Quel est l’impact, sur votre quotidien, des activités extractivistes des groupes industriels ?

Sonia Guajajara : Sur mes terres, le territoire autochtone Araribóia (dans l’État du Maranhão, situé dans le nord-est du pays), le problème principal est l’exploitation illégale du bois. Entre 2019 et 2020, cinq personnes de mon peuple ont été assassinées par des exploitants forestiers.

Un peu plus loin, l’extractivisme minier fait également des ravages : les élus distribuent de larges concessions foncières, source de nombreux conflits d’usages et de pollution au mercure des eaux. Régulièrement, les locaux des organisations autochtones ou les maisons des chefs communautaires sont incendiées. Enfin, à cela s’ajoute le drame des pesticides, répandus pour la monoculture intensive de soja, qui causent chez les femmes autochtones enceintes de nombreux avortements.

Il est plus que temps d’écouter d’autres voix que celles du capitalisme.

Telma Taurepang, représentante des peuples autochtones de l’État du Roraima, Brésil.

Telma Taurepang : Nous avons à faire face aux mêmes violences et aux mêmes industriels forestiers, agricoles et miniers dans les territoires autochtones Taurepang (État du Roraima, à l’extrême nord du Brésil). Ce qui est important à retenir, c’est que pour faire toujours plus de profits sur le dos de la Terre, ces violences dont font l’objet depuis cinq cents ans les peuples autochtones brésiliens sont en passe d’être légalisées et inscrites dans la Constitution du pays.

Quel est votre regard sur la COP26 après dix jours de négociations ?

Telma Taurepang : Ma préoccupation est très grande : quelques représentants de près de deux cents pays n’ont pas prendre qu’entre eux des décisions aussi importantes que l’avenir des générations futures. Il est plus que temps d’écouter d’autres voix que celles du capitalisme.

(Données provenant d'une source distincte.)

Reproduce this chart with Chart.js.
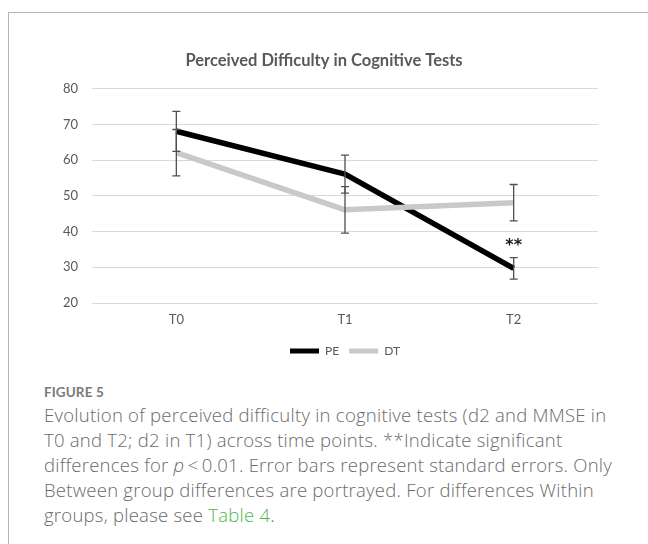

Sonia Guajajara : Les hommes blancs ont longtemps assumé seuls les responsabilités politiques. Ce temps est révolu. Désormais, les femmes autochtones ont établi un rapport de force avec ces hommes. Nous sommes les premières à subir le racisme, les violences politiques, sexuelles et climatiques. Toutes ces violences systémiques excluent les femmes des espaces décisionnels politiques et empêchent toute réelle transformation sociale.

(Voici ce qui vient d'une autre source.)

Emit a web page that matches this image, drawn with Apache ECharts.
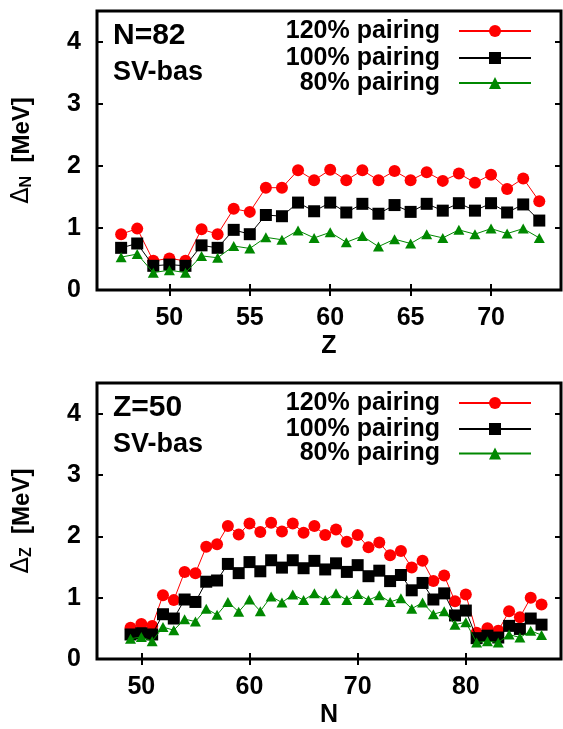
<!DOCTYPE html>
<html>
<head>
<meta charset="utf-8">
<script src="https://cdn.jsdelivr.net/npm/echarts@6/dist/echarts.min.js"></script>
<style>
html,body{margin:0;padding:0;background:#fff;}
#c{width:563px;height:729px;}
</style>
</head>
<body>
<div id="c"></div>
<script>
// ---- Top panel (N=82), x = Z ----
const zTop = [47,48,49,50,51,52,53,54,55,56,57,58,59,60,61,62,63,64,65,66,67,68,69,70,71,72,73];
const top120 = [0.90,0.99,0.47,0.51,0.47,0.98,0.90,1.31,1.26,1.65,1.65,1.93,1.77,1.94,1.77,1.93,1.77,1.92,1.77,1.90,1.76,1.88,1.73,1.86,1.63,1.80,1.43];
const top100 = [0.68,0.75,0.39,0.41,0.39,0.72,0.68,0.97,0.90,1.21,1.19,1.41,1.27,1.41,1.25,1.39,1.23,1.37,1.26,1.39,1.28,1.40,1.28,1.40,1.25,1.38,1.12];
const top80  = [0.53,0.58,0.28,0.32,0.28,0.55,0.52,0.71,0.67,0.85,0.81,0.96,0.84,0.93,0.77,0.87,0.70,0.82,0.75,0.90,0.84,0.97,0.90,0.99,0.91,0.99,0.84];

// ---- Bottom panel (Z=50), x = N ----
const nBot = [49,50,51,52,53,54,55,56,57,58,59,60,61,62,63,64,65,66,67,68,69,70,71,72,73,74,75,76,77,78,79,80,81,82,83,84,85,86,87];
const bot120 = [0.51,0.57,0.54,1.04,0.96,1.42,1.40,1.83,1.87,2.17,2.03,2.21,2.07,2.22,2.08,2.21,2.06,2.17,2.02,2.11,1.91,2.02,1.82,1.90,1.69,1.76,1.49,1.60,1.27,1.36,0.94,1.05,0.43,0.50,0.46,0.78,0.68,1.00,0.89];
const bot100 = [0.40,0.42,0.40,0.73,0.66,0.97,0.93,1.26,1.28,1.55,1.40,1.58,1.43,1.61,1.49,1.61,1.48,1.60,1.46,1.56,1.42,1.53,1.35,1.44,1.27,1.37,1.12,1.24,0.97,1.07,0.71,0.79,0.34,0.38,0.35,0.54,0.49,0.66,0.56];
const bot80  = [0.33,0.36,0.29,0.52,0.47,0.65,0.61,0.82,0.72,0.93,0.77,0.97,0.78,1.02,0.92,1.05,0.96,1.07,0.96,1.07,0.96,1.06,0.96,1.04,0.93,0.99,0.82,0.92,0.73,0.78,0.56,0.60,0.27,0.29,0.27,0.40,0.35,0.46,0.39];

// ---- Ticks / labels ----
const xTicksTop = [50,55,60,65,70];
const xTicksBot = [50,60,70,80];
const yTicks = [0,1,2,3,4];
const seriesNames = ['120% pairing','100% pairing','80% pairing'];
const panelLabels = [['N=82','SV-bas'],['Z=50','SV-bas']];

const FONT = '"Liberation Sans", Arial, Helvetica, sans-serif';
const colors = ['#ff0000','#000000','#008800'];
const symbols = ['circle','rect','triangle'];
const symSizes = [12,12,[11,10]];

function zip(xs, ys){ return xs.map((x,i)=>[x,ys[i]]); }

const grids = [
  {left:97, right:2, top:11, height:279, show:true, borderColor:'#000', borderWidth:3, backgroundColor:'transparent'},
  {left:97, right:2, top:383, height:279, show:true, borderColor:'#000', borderWidth:3, backgroundColor:'transparent'}
];

const tickStyle = {show:true, inside:true, length:6, lineStyle:{color:'#000', width:2}};
const labStyle = {fontSize:25, fontWeight:'bold', color:'#000', fontFamily:FONT};

function xAx(gi, min, max, ticks, name, pos, show){
  return {
    type:'value', gridIndex:gi, min:min, max:max, position:pos,
    axisLine:{show:false}, splitLine:{show:false},
    axisTick:Object.assign({customValues:ticks}, tickStyle),
    axisLabel: show ? Object.assign({show:true, margin:16, customValues:ticks}, labStyle) : {show:false},
    name: show ? name : '', nameLocation:'middle', nameGap:44,
    nameTextStyle:{fontSize:25, fontWeight:'bold', color:'#000', fontFamily:FONT}
  };
}
function yAx(gi, name, pos, show){
  return {
    type:'value', gridIndex:gi, min:0, max:4.5, position:pos,
    axisLine:{show:false}, splitLine:{show:false},
    axisTick:Object.assign({customValues:yTicks}, tickStyle),
    axisLabel: show ? Object.assign({show:true, margin:16, customValues:yTicks}, labStyle) : {show:false},
    name: show ? name : '', nameLocation:'middle', nameGap:62, nameRotate:90,
    nameTextStyle:{fontSize:24, fontWeight:'bold', color:'#000', fontFamily:FONT,
      rich:{s:{fontSize:16, fontWeight:'bold', fontFamily:FONT, color:'#000', padding:[10,0,0,0]},
            d:{fontSize:24, fontWeight:'normal', fontFamily:'"DejaVu Sans", sans-serif', color:'#000'}}}
  };
}

const xAxes = [
  xAx(0, 45.5, 74.35, xTicksTop, 'Z', 'bottom', true),
  xAx(0, 45.5, 74.35, xTicksTop, '', 'top', false),
  xAx(1, 45.9, 88.8, xTicksBot, 'N', 'bottom', true),
  xAx(1, 45.9, 88.8, xTicksBot, '', 'top', false)
];
const yAxes = [
  yAx(0, '{d|Δ}{s|N}  [MeV]', 'left', true),
  yAx(0, '', 'right', false),
  yAx(1, '{d|Δ}{s|Z}  [MeV]', 'left', true),
  yAx(1, '', 'right', false)
];

const topData = [top120, top100, top80];
const botData = [bot120, bot100, bot80];
const series = [];
[[zTop, topData, 0, 0], [nBot, botData, 2, 2]].forEach(([xs, ds, xi, yi]) => {
  ds.forEach((d, k) => {
    series.push({
      type:'line', name:seriesNames[k], xAxisIndex:xi, yAxisIndex:yi,
      data: zip(xs, d), symbol:symbols[k], symbolSize:symSizes[k], showAllSymbol:true,
      lineStyle:{color:colors[k], width:1}, itemStyle:{color:colors[k]},
      animation:false, silent:true, z:2+k
    });
  });
});

const legendTops = [[18.5, 45.5, 70.5],[390.5, 416.5, 441]];
const legends = [];
legendTops.forEach(tops => {
  tops.forEach((t, k) => {
    legends.push({
      data:[seriesNames[k]], right:31, top:t, align:'right', orient:'vertical',
      itemWidth:72, itemHeight:15, padding:0, selectedMode:false,
      textStyle:{fontSize:25, fontWeight:'bold', color:'#000', fontFamily:FONT, padding:[0,14,0,0]}
    });
  });
});

const titles = [
  {text:panelLabels[0][0], left:113, top:21, padding:0, textStyle:{fontSize:30, fontWeight:'bold', color:'#000', fontFamily:FONT}},
  {text:panelLabels[0][1], left:113, top:59, padding:0, textStyle:{fontSize:27, fontWeight:'bold', color:'#000', fontFamily:FONT}},
  {text:panelLabels[1][0], left:113, top:393, padding:0, textStyle:{fontSize:30, fontWeight:'bold', color:'#000', fontFamily:FONT}},
  {text:panelLabels[1][1], left:113, top:431, padding:0, textStyle:{fontSize:27, fontWeight:'bold', color:'#000', fontFamily:FONT}}
];

const chart = echarts.init(document.getElementById('c'), null, {renderer:'canvas'});
chart.setOption({
  animation:false,
  backgroundColor:'#fff',
  title:titles,
  legend:legends,
  grid:grids,
  xAxis:xAxes,
  yAxis:yAxes,
  series:series
});
</script>
</body>
</html>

La table des négociations mondiales sur le climat demeure extrêmement ségréguée. Les COP ne peuvent plus nous invisibiliser perpétuellement, il faut que la communauté internationale construise d’autres espaces de dialogue avec la société civile.

Les marchés carbone sont actuellement au centre des négociations à la COP26, un mécanisme qui affecte tout particulièrement les peuples autochtones.

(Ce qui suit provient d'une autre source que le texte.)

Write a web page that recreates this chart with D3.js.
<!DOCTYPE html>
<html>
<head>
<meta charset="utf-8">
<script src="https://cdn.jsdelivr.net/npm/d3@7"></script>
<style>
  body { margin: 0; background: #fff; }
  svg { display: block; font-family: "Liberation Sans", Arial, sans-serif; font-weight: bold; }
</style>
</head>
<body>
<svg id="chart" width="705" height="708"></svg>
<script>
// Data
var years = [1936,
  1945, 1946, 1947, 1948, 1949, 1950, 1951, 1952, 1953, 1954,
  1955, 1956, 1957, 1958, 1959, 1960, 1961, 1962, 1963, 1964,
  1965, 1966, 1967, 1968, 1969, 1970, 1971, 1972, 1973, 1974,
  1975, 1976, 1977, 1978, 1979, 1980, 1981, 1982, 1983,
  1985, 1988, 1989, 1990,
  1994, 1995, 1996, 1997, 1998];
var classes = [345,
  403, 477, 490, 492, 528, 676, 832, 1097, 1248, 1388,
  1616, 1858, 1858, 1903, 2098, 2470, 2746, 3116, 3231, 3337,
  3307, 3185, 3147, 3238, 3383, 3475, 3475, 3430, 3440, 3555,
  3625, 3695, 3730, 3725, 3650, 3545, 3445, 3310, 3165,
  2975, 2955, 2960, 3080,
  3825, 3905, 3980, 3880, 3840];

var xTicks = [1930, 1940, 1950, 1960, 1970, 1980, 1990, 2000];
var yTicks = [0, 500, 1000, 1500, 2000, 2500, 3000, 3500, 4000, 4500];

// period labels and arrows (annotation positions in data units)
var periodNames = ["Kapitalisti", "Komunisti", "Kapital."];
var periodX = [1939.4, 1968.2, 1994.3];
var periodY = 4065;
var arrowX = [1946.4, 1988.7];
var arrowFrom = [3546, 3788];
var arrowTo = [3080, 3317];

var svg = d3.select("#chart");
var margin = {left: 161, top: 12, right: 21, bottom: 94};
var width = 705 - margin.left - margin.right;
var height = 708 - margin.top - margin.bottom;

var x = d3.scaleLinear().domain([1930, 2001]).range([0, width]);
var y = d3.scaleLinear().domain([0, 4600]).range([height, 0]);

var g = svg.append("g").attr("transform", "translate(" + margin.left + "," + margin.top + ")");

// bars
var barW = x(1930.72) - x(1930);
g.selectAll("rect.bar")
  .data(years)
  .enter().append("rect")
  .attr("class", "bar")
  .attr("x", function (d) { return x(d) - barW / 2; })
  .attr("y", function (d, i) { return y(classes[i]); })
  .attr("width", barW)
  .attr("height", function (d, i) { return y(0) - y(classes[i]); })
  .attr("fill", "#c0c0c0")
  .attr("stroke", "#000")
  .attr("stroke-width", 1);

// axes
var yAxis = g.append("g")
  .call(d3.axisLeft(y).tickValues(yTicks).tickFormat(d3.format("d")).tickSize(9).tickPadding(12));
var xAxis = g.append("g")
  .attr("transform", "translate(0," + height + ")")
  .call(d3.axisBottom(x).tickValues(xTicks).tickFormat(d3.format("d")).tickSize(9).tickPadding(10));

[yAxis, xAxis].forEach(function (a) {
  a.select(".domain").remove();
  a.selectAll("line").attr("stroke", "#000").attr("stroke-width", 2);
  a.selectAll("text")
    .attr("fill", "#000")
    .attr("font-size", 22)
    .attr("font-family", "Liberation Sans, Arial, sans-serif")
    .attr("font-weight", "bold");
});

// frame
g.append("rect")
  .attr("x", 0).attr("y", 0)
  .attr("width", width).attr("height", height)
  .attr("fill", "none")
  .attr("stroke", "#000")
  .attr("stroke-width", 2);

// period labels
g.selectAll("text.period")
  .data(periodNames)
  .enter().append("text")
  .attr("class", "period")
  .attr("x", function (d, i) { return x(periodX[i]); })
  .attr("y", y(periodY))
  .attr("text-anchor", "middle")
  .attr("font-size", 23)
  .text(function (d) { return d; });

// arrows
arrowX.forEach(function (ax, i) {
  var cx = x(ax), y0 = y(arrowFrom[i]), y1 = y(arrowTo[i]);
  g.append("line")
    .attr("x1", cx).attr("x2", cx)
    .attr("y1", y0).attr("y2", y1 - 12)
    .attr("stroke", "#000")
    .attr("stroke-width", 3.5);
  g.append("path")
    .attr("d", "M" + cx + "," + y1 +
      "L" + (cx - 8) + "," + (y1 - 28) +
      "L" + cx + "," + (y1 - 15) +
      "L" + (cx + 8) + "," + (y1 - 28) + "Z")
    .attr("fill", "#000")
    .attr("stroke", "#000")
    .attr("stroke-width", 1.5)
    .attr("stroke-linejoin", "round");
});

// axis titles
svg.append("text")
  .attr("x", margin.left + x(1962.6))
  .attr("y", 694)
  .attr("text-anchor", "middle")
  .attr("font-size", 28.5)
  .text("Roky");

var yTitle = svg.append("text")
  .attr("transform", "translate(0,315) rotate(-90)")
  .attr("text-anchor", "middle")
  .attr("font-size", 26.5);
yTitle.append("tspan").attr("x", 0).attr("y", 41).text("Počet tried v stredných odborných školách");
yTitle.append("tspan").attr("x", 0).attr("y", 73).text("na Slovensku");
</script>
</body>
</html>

Sonia Guajajara : Les projets de compensation carbone marchandisent la Terre, et les entreprises l’accaparent au détriment des peuples autochtones. Les gouvernements ne parlent que d’innovations technologiques, de capture de CO2, ou de marché carbone face au réchauffement global, mais une solution sociale existe déjà : protéger les territoires autochtones.

Les terres indigènes représentent plus de 13 % de la surface totale du Brésil, des terres qui sont les plus protégées du pays grâce aux autochtones puisque seulement 1 % de la déforestation y a eu cours durant les trente-cinq dernières années. Défendre nos droits, c’est, par conséquent, défendre le climat.

Telma Taurepang : Au Brésil, le mécanisme REDD [Réduction des émissions liées à la déforestation et à la dégradation des forêts – ndlr] lié aux marchés du carbone consiste à ce que des entreprises achètent des crédits carbone en donnant de l’argent aux peuples autochtones en échange de leur préservation des forêts.
Mais dans l’État de Rondônia par exemple, cela a créé beaucoup de conflits et de divisions entre les communautés car dans notre culture, notre rapport à la terre n’est pas une relation de propriété, mais une relation de soin, d’attention commune pour le bien de toute la communauté.

Les marchés carbone ne servent qu’à une seule chose : permettre aux États et aux entreprises de payer pour pouvoir continuer à polluer.